(Dataset entries)

┏━━

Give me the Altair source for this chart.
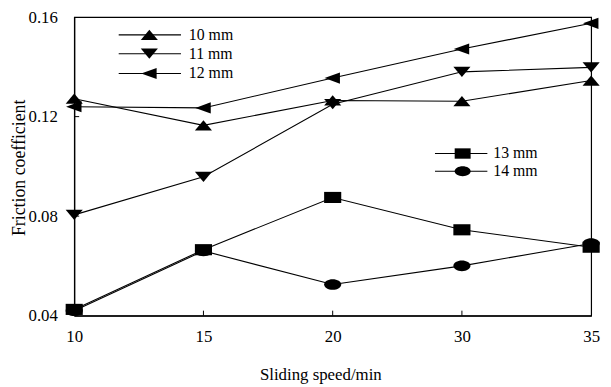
import altair as alt
import pandas as pd

speeds = ["10", "15", "20", "30", "35"]
series = ["10 mm", "11 mm", "12 mm", "13 mm", "14 mm"]
v10 = [0.1272, 0.1165, 0.1265, 0.1262, 0.1345]
v11 = [0.0805, 0.0958, 0.1250, 0.1380, 0.1398]
v12 = [0.1240, 0.1235, 0.1355, 0.1472, 0.1575]
v13 = [0.0425, 0.0665, 0.0875, 0.0745, 0.0675]
v14 = [0.0420, 0.0660, 0.0525, 0.0600, 0.0690]

TRI_UP = "M0,-0.6L1,0.6L-1,0.6Z"
TRI_DOWN = "M0,0.6L1,-0.6L-1,-0.6Z"
TRI_LEFT = "M-0.95,0L0.85,-0.65L0.85,0.65Z"
RECT = "M-1,-0.65L1,-0.65L1,0.65L-1,0.65Z"
ELLIPSE = "M-1,0A1,0.62,0,1,1,1,0A1,0.62,0,1,1,-1,0Z"
shapes = [TRI_UP, TRI_DOWN, TRI_LEFT, RECT, ELLIPSE]
sizes = [300, 300, 300, 260, 260]

rows = []
for s, vals in zip(series, [v10, v11, v12, v13, v14]):
    for sp, v in zip(speeds, vals):
        rows.append({"speed": sp, "series": s, "value": v})
df = pd.DataFrame(rows)

W, H = 523, 302
FONT = "Liberation Serif"

x = alt.X("speed:N", sort=speeds,
          scale=alt.Scale(type="point", padding=0),
          axis=alt.Axis(title="Sliding speed/min", labelAngle=0, ticks=False,
                        labelPadding=13, labelFontSize=17, labelFont=FONT,
                        titleFont=FONT, titleFontSize=17, titleFontWeight="normal",
                        titleBaseline="alphabetic", titleY=65, titleX=249))
y = alt.Y("value:Q",
          scale=alt.Scale(domain=[0.04, 0.16], nice=False, zero=False),
          axis=alt.Axis(title="Friction coefficient", values=[0.04, 0.08, 0.12, 0.16],
                        format=".2f", ticks=False, labelPadding=17,
                        labelFontSize=17, labelFont=FONT, titleFont=FONT,
                        titleFontSize=18, titleFontWeight="normal",
                        titleBaseline="alphabetic", titleX=-50, titleY=H / 2 + 1,
                        grid=False))
shape = alt.Shape("series:N", scale=alt.Scale(domain=series, range=shapes), legend=None)
size = alt.Size("series:N", scale=alt.Scale(domain=series, range=sizes), legend=None)

base = alt.Chart(df)
lines = base.mark_line(color="black", strokeWidth=1.1).encode(x=x, y=y, detail="series:N")
points = base.mark_point(filled=True, color="black", opacity=1).encode(
    x=x, y=y, shape=shape, size=size)

one = pd.DataFrame({"a": [0]})
layers = [lines, points]

# inward ticks
xt = pd.DataFrame({"speed": ["15", "20", "30"]})
layers.append(alt.Chart(xt).mark_rule(color="black").encode(
    x=alt.X("speed:N", sort=speeds, scale=alt.Scale(type="point", padding=0)),
    y=alt.value(H), y2=alt.value(H - 5)))
yt = pd.DataFrame({"value": [0.08, 0.12]})
layers.append(alt.Chart(yt).mark_rule(color="black").encode(
    y=alt.Y("value:Q"), x=alt.value(0), x2=alt.value(5)))

legend1 = [(45, 108, 76, 116, 18), (45, 108, 76, 116, 37), (45, 108, 76, 116, 57)]
legend2 = [(365, 418, 393, 424, 138), (365, 418, 393, 424, 156)]
for i, (x1, x2, xm, xtxt, yy) in enumerate(legend1 + legend2):
    c = alt.Chart(one)
    layers.append(c.mark_rule(color="black", strokeWidth=1.1).encode(
        x=alt.value(x1), x2=alt.value(x2), y=alt.value(yy)))
    layers.append(c.mark_point(filled=True, color="black", opacity=1,
                               shape=shapes[i], size=sizes[i]).encode(
        x=alt.value(xm), y=alt.value(yy)))
    layers.append(c.mark_text(align="left", baseline="middle", font=FONT,
                              fontSize=16, color="black").encode(
        x=alt.value(xtxt), y=alt.value(yy), text=alt.value(series[i])))

chart = alt.layer(*layers).properties(
    width=W, height=H,
    background="white",
    autosize=alt.AutoSizeParams(type="none"),
    padding={"left": 67, "top": 7, "right": 12, "bottom": 70},
).configure_view(stroke="black", strokeWidth=1.2).configure_axis(
    domainColor="black", labelColor="black", titleColor="black",
    labelFont=FONT, titleFont=FONT, domainWidth=1.2
)

chart.save("out.html", embed_options={"renderer": "svg", "actions": False})
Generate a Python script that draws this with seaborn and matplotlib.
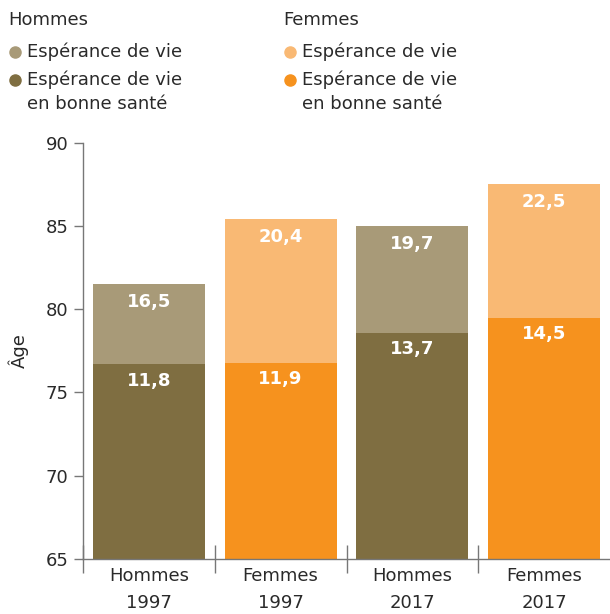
import matplotlib
matplotlib.use("Agg")
import matplotlib.pyplot as plt
import seaborn as sns

# Données (âges atteints)
categories = ["Hommes\n1997", "Femmes\n1997", "Hommes\n2017", "Femmes\n2017"]
esperance_vie = [81.5, 85.4, 85.0, 87.5]
esperance_bonne_sante = [76.7, 76.8, 78.6, 79.5]
etiquettes_vie = ["16,5", "20,4", "19,7", "22,5"]
etiquettes_sante = ["11,8", "11,9", "13,7", "14,5"]

couleurs_claires = ["#A89A78", "#F9B974", "#A89A78", "#F9B974"]
couleurs_foncees = ["#7F6E41", "#F6921E", "#7F6E41", "#F6921E"]

sns.set_style("white")
plt.rcParams["font.family"] = ["DejaVu Sans"]
plt.rcParams["text.color"] = "#2a2a2a"

fig = plt.figure(figsize=(6.1, 6.14), dpi=100)
ax = fig.add_axes([83 / 610, 1 - 559 / 614, 1 - 83 / 610, (559 - 142.7) / 614])

sns.barplot(x=categories, y=esperance_vie, hue=categories, palette=couleurs_claires,
            width=0.85, legend=False, ax=ax, saturation=1, linewidth=0)
sns.barplot(x=categories, y=esperance_bonne_sante, hue=categories, palette=couleurs_foncees,
            width=0.85, legend=False, ax=ax, saturation=1, linewidth=0)

ax.set_ylim(65, 90)
ax.set_xlim(-0.5, 3.5)
ax.set_yticks([65, 70, 75, 80, 85, 90])
ax.tick_params(axis="y", direction="out", length=6.5, width=1, color="#777777",
               labelsize=13, labelcolor="#2a2a2a", pad=4, left=True)

# séparateurs entre les catégories
ax.set_xticks([-0.5, 0.5, 1.5, 2.5])
ax.set_xticklabels([])
ax.tick_params(axis="x", which="major", direction="inout", length=20, width=1,
               color="#777777", bottom=True)
ax.set_xticks([0, 1, 2, 3], minor=True)
ax.set_xticklabels(categories, minor=True, fontsize=13, linespacing=1.65, color="#2a2a2a")
ax.tick_params(axis="x", which="minor", length=0, pad=6)

ax.set_xlabel("")
ax.set_ylabel("Âge", fontsize=13, labelpad=12)

for side in ["top", "right"]:
    ax.spines[side].set_visible(False)
for side in ["left", "bottom"]:
    ax.spines[side].set_color("#777777")
    ax.spines[side].set_linewidth(1)

for i in range(len(categories)):
    ax.annotate(etiquettes_vie[i], xy=(i, esperance_vie[i]), xytext=(0, -13),
                textcoords="offset points", ha="center", va="center",
                color="white", fontweight="bold", fontsize=13)
    ax.annotate(etiquettes_sante[i], xy=(i, esperance_bonne_sante[i]), xytext=(0, -12),
                textcoords="offset points", ha="center", va="center",
                color="white", fontweight="bold", fontsize=13)

# Légende dessinée à la main
def py(y):
    return 1 - y / 614

for x0, titre, c_clair, c_fonce in [(8, "Hommes", "#A89A78", "#7F6E41"),
                                     (283, "Femmes", "#F9B974", "#F6921E")]:
    fig.text(x0 / 610, py(20), titre, fontsize=13, va="center", ha="left")
    fig.lines.append(plt.Line2D([(x0 + 7) / 610], [py(52)], marker="o", markersize=8,
                                color=c_clair, transform=fig.transFigure))
    fig.lines.append(plt.Line2D([(x0 + 7) / 610], [py(80)], marker="o", markersize=8,
                                color=c_fonce, transform=fig.transFigure))
    fig.text((x0 + 19) / 610, py(52), "Espérance de vie", fontsize=13, va="center", ha="left")
    fig.text((x0 + 19) / 610, py(80), "Espérance de vie", fontsize=13, va="center", ha="left")
    fig.text((x0 + 19) / 610, py(104), "en bonne santé", fontsize=13, va="center", ha="left")

fig.savefig("out.png", dpi=100)
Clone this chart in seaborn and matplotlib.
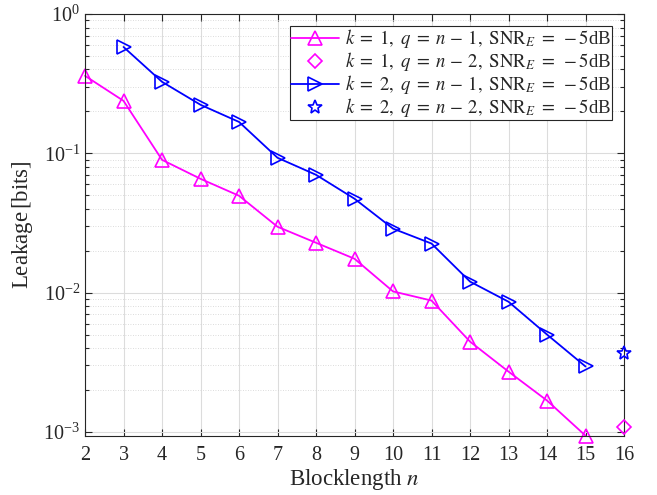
import numpy as np
import pandas as pd
import matplotlib
matplotlib.use("Agg")
import matplotlib.pyplot as plt
import seaborn as sns

# data
n_k1 = [2, 3, 4, 5, 6, 7, 8, 9, 10, 11, 12, 13, 14, 15]
leak_k1_q1 = [0.36, 0.238, 0.0898, 0.0656, 0.0496, 0.0297, 0.0228, 0.0175,
              0.0102, 0.00877, 0.00445, 0.00271, 0.00168, 0.00094]
n_k2 = [3, 4, 5, 6, 7, 8, 9, 10, 11, 12, 13, 14, 15]
leak_k2_q1 = [0.58, 0.326, 0.223, 0.168, 0.0929, 0.0701, 0.0472, 0.0288,
              0.0225, 0.012, 0.0086, 0.0050, 0.00295]
n_q2 = [16]
leak_k1_q2 = [0.00108]
leak_k2_q2 = [0.00366]

labels = [r"$k\;=\;1,\ q\;=\;n\,-\,1,\ \mathrm{SNR}_E\;=\;-5$dB",
          r"$k\;=\;1,\ q\;=\;n\,-\,2,\ \mathrm{SNR}_E\;=\;-5$dB",
          r"$k\;=\;2,\ q\;=\;n\,-\,1,\ \mathrm{SNR}_E\;=\;-5$dB",
          r"$k\;=\;2,\ q\;=\;n\,-\,2,\ \mathrm{SNR}_E\;=\;-5$dB"]

sns.set_style("ticks")
plt.rcParams['font.family'] = ['Liberation Serif', 'DejaVu Serif']
plt.rcParams['mathtext.fontset'] = 'stix'

fig = plt.figure(figsize=(6.57, 4.95), dpi=100)
ax = fig.add_axes([0.1294, 0.1192, 0.8204, 0.8525])

df1 = pd.DataFrame({'n': n_k1, 'leak': leak_k1_q1})
df2 = pd.DataFrame({'n': n_k2, 'leak': leak_k2_q1})

sns.lineplot(data=df1, x='n', y='leak', ax=ax, color='#FF00FF', lw=1.3,
             marker='^', markersize=10, markerfacecolor='none',
             markeredgecolor='#FF00FF', markeredgewidth=1.2, label=labels[0])
ax.plot(n_q2, leak_k1_q2, ls='none', marker='D', markersize=7,
        markerfacecolor='none', markeredgecolor='#FF00FF', markeredgewidth=1.2,
        label=labels[1], clip_on=False, zorder=5)
sns.lineplot(data=df2, x='n', y='leak', ax=ax, color='#0000FF', lw=1.3,
             marker='>', markersize=10, markerfacecolor='none',
             markeredgecolor='#0000FF', markeredgewidth=1.2, label=labels[2])
ax.plot(n_q2, leak_k2_q2, ls='none', marker='*', markersize=10,
        markerfacecolor='none', markeredgecolor='#0000FF', markeredgewidth=1.2,
        label=labels[3], clip_on=False, zorder=5)

for line in ax.lines:
    line.set_clip_on(False)

ax.set_yscale('log')
ax.set_xlim(2, 16)
ax.set_ylim(9.35e-4, 1)
ax.set_xticks(range(2, 17))
ax.tick_params(axis='both', which='both', direction='in', top=True, right=True,
               labelsize=14.5, colors='#262626', width=0.8)
ax.tick_params(axis='x', pad=7)
ax.tick_params(which='major', length=5)
ax.tick_params(which='minor', length=3)
ax.grid(True, which='major', color='#dcdcdc', lw=0.8, ls='-')
ax.grid(True, which='minor', axis='y', color='#d0d0d0', lw=0.6, ls=(0, (1, 2)))
ax.set_axisbelow(True)
for s in ax.spines.values():
    s.set_color('#262626')
    s.set_linewidth(0.8)

ax.set_xlabel(r"Blocklength $n$", fontsize=16.5, color='#262626', labelpad=2)
ax.set_ylabel(r"Leakage$\,$[bits]", fontsize=16.5, color='#262626', labelpad=6)

leg = ax.legend(loc='upper right', fontsize=13.5, frameon=True, fancybox=False,
                edgecolor='#262626', framealpha=1, borderpad=0.05,
                labelspacing=0.0, handlelength=2.55, handletextpad=0.3,
                borderaxespad=0.65)
leg.get_frame().set_linewidth(0.8)

fig.savefig('out.png', dpi=100)
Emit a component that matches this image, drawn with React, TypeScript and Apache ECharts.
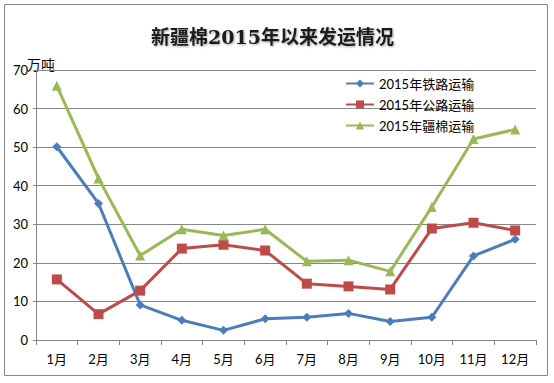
import React, { useEffect, useRef } from "react";
import * as echarts from "echarts";

const categories = ["1月", "2月", "3月", "4月", "5月", "6月", "7月", "8月", "9月", "10月", "11月", "12月"];
const railway = [50.1, 35.4, 9.1, 5.1, 2.5, 5.5, 5.9, 6.9, 4.8, 5.9, 21.8, 26.1];
const road = [15.7, 6.7, 12.8, 23.7, 24.7, 23.2, 14.6, 13.9, 13.1, 28.9, 30.4, 28.4];
const cotton = [65.9, 41.9, 21.9, 28.7, 27.1, 28.7, 20.4, 20.7, 17.8, 34.5, 52.1, 54.6];
const seriesNames = ["2015年铁路运输", "2015年公路运输", "2015年疆棉运输"];
const yTicks = { min: 0, max: 70, interval: 10 };

const FONT = "Lato, 'Noto Sans CJK SC', sans-serif";

export default function App() {
  const ref = useRef<HTMLDivElement>(null);
  useEffect(() => {
    const chart = echarts.init(ref.current!, null, { renderer: "svg" });
    const colors = ["#4A7EBB", "#BE4B48", "#98B954"];
    const symbols = ["diamond", "rect", "triangle"];
    const sizes = [9, 10, 10];
    const data = [railway, road, cotton];
    chart.setOption({
      animation: false,
      backgroundColor: "#ffffff",
      title: {
        text: "新疆棉2015年以来发运情况",
        left: 146,
        top: 22,
        textStyle: {
          fontFamily: "'DejaVu Serif', 'Noto Sans CJK SC', serif",
          fontSize: 19,
          fontWeight: "bold",
          color: "#1a1a1a",
          textShadowColor: "rgba(0,0,0,0.35)",
          textShadowBlur: 2,
          textShadowOffsetX: 1,
          textShadowOffsetY: 1,
        },
      },
      graphic: [
        {
          type: "rect",
          shape: { x: 4.5, y: 4.5, width: 543, height: 371 },
          style: { fill: "none", stroke: "#868686", lineWidth: 1 },
          silent: true,
        },
        {
          type: "text",
          x: 27,
          y: 57,
          style: { text: "万吨", font: "14px 'Noto Sans CJK SC', sans-serif", fill: "#000" },
        },
      ],
      legend: {
        orient: "vertical",
        left: 340,
        top: 72,
        itemGap: 8,
        itemWidth: 28,
        itemHeight: 10,
        textStyle: { fontFamily: FONT, fontSize: 13, color: "#000" },
        data: seriesNames,
      },
      grid: { left: 36, right: 18, top: 70, bottom: 43, containLabel: false },
      xAxis: {
        type: "category",
        data: categories,
        boundaryGap: true,
        axisLine: { lineStyle: { color: "#868686" } },
        axisTick: { show: true, length: 5, alignWithLabel: false, lineStyle: { color: "#868686" } },
        axisLabel: { color: "#000", fontFamily: FONT, fontSize: 13, margin: 12 },
      },
      yAxis: {
        type: "value",
        min: yTicks.min,
        max: yTicks.max,
        interval: yTicks.interval,
        axisLine: { show: true, lineStyle: { color: "#868686" } },
        axisTick: { show: true, length: 3, lineStyle: { color: "#868686" } },
        axisLabel: { color: "#000", fontFamily: FONT, fontSize: 13, margin: 8 },
        splitLine: { lineStyle: { color: "#868686" } },
      },
      series: seriesNames.map((name, i) => ({
        name,
        type: "line",
        data: data[i],
        symbol: symbols[i],
        symbolSize: sizes[i],
        showAllSymbol: true,
        itemStyle: { color: colors[i] },
        lineStyle: { color: colors[i], width: 3 },
      })),
    });
    return () => chart.dispose();
  }, []);
  return (
    <div
      ref={ref}
      style={{ position: "fixed", left: 0, top: 0, width: 554, height: 383 }}
    />
  );
}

┗━━

### [What to work on]
Say how many lines above hold the word "that", giving only the count.

### [The response]
2